Write out the material exactly, without any of its pictures.

▸ COLLECTED DATA
[start]

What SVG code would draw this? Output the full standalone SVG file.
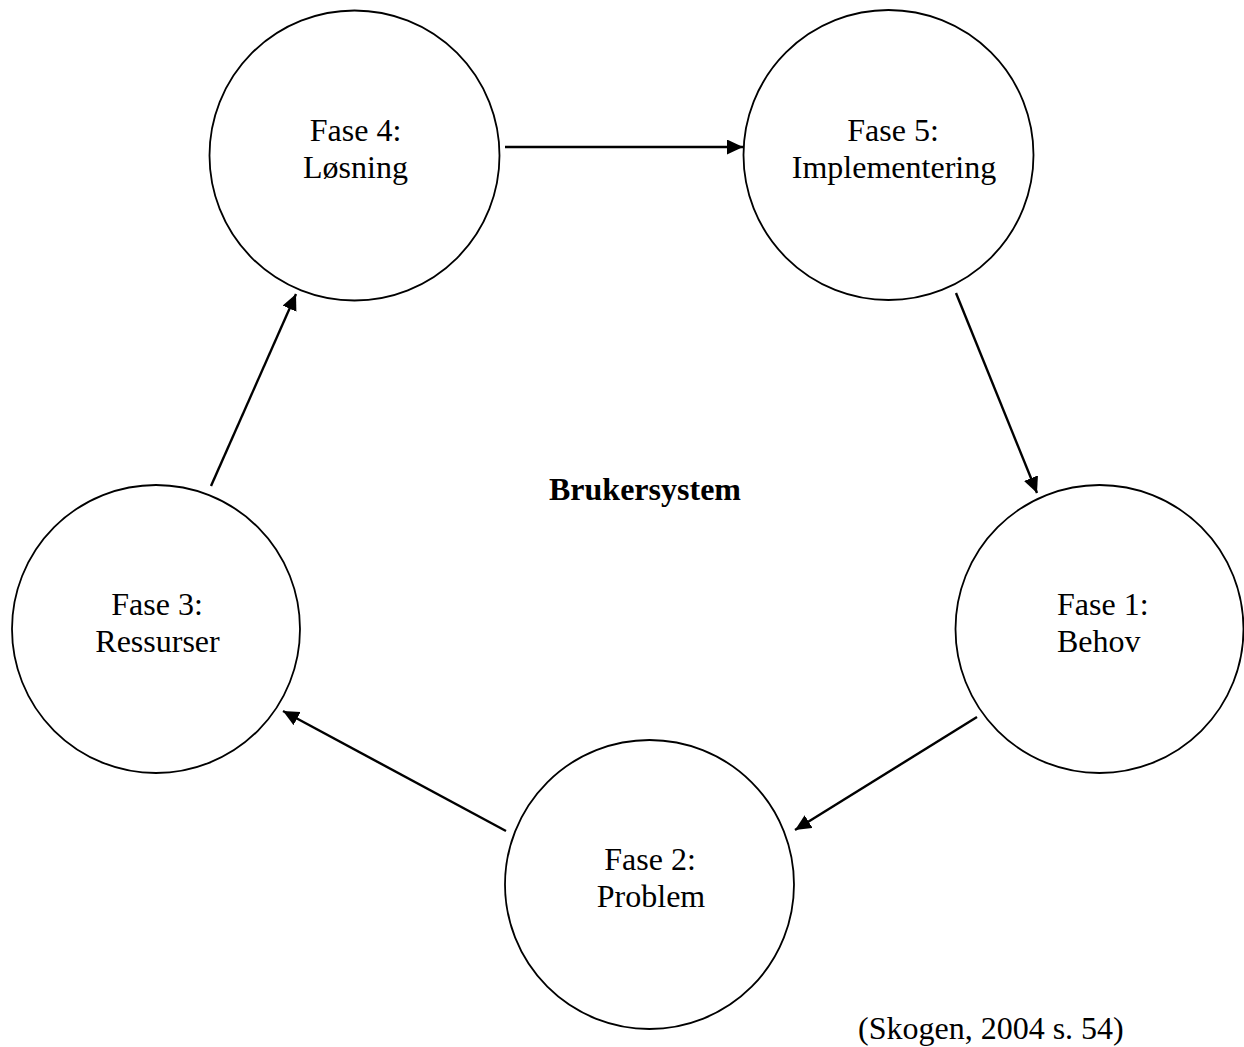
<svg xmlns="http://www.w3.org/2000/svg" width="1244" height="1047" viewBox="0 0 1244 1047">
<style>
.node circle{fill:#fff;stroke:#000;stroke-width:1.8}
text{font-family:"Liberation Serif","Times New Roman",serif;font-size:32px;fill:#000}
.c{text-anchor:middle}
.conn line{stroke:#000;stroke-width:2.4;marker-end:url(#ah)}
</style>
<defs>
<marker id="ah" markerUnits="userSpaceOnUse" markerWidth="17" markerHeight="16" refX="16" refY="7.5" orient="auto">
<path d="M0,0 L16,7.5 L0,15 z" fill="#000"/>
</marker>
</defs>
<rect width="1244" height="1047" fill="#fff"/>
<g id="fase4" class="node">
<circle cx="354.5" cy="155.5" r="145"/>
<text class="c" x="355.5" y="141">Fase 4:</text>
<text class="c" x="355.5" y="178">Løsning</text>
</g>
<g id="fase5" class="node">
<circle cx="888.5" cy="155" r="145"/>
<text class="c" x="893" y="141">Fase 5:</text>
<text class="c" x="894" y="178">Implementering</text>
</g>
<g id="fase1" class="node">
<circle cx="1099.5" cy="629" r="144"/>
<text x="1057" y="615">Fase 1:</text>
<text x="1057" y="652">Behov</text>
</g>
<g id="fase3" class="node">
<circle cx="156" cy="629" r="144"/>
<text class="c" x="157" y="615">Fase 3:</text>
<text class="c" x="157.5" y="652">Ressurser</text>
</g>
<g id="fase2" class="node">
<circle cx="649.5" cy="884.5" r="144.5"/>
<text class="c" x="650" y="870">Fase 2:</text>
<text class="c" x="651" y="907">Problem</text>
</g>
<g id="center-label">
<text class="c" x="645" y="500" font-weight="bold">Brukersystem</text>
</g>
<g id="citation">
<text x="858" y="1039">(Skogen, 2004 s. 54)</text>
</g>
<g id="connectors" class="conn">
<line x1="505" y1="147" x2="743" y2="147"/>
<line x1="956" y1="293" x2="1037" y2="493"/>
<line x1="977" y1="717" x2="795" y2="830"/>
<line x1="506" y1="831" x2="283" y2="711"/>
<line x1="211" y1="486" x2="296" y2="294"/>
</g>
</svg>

[end]

▸ RESULT FOR THIS TASK
What SVG code would draw this? Output the full standalone SVG file.
<svg xmlns="http://www.w3.org/2000/svg" width="1244" height="1047" viewBox="0 0 1244 1047">
<style>
.node circle{fill:#fff;stroke:#000;stroke-width:1.8}
text{font-family:"Liberation Serif","Times New Roman",serif;font-size:32px;fill:#000}
.c{text-anchor:middle}
.conn line{stroke:#000;stroke-width:2.4;marker-end:url(#ah)}
</style>
<defs>
<marker id="ah" markerUnits="userSpaceOnUse" markerWidth="17" markerHeight="16" refX="16" refY="7.5" orient="auto">
<path d="M0,0 L16,7.5 L0,15 z" fill="#000"/>
</marker>
</defs>
<rect width="1244" height="1047" fill="#fff"/>
<g id="fase4" class="node">
<circle cx="354.5" cy="155.5" r="145"/>
<text class="c" x="355.5" y="141">Fase 4:</text>
<text class="c" x="355.5" y="178">Løsning</text>
</g>
<g id="fase5" class="node">
<circle cx="888.5" cy="155" r="145"/>
<text class="c" x="893" y="141">Fase 5:</text>
<text class="c" x="894" y="178">Implementering</text>
</g>
<g id="fase1" class="node">
<circle cx="1099.5" cy="629" r="144"/>
<text x="1057" y="615">Fase 1:</text>
<text x="1057" y="652">Behov</text>
</g>
<g id="fase3" class="node">
<circle cx="156" cy="629" r="144"/>
<text class="c" x="157" y="615">Fase 3:</text>
<text class="c" x="157.5" y="652">Ressurser</text>
</g>
<g id="fase2" class="node">
<circle cx="649.5" cy="884.5" r="144.5"/>
<text class="c" x="650" y="870">Fase 2:</text>
<text class="c" x="651" y="907">Problem</text>
</g>
<g id="center-label">
<text class="c" x="645" y="500" font-weight="bold">Brukersystem</text>
</g>
<g id="citation">
<text x="858" y="1039">(Skogen, 2004 s. 54)</text>
</g>
<g id="connectors" class="conn">
<line x1="505" y1="147" x2="743" y2="147"/>
<line x1="956" y1="293" x2="1037" y2="493"/>
<line x1="977" y1="717" x2="795" y2="830"/>
<line x1="506" y1="831" x2="283" y2="711"/>
<line x1="211" y1="486" x2="296" y2="294"/>
</g>
</svg>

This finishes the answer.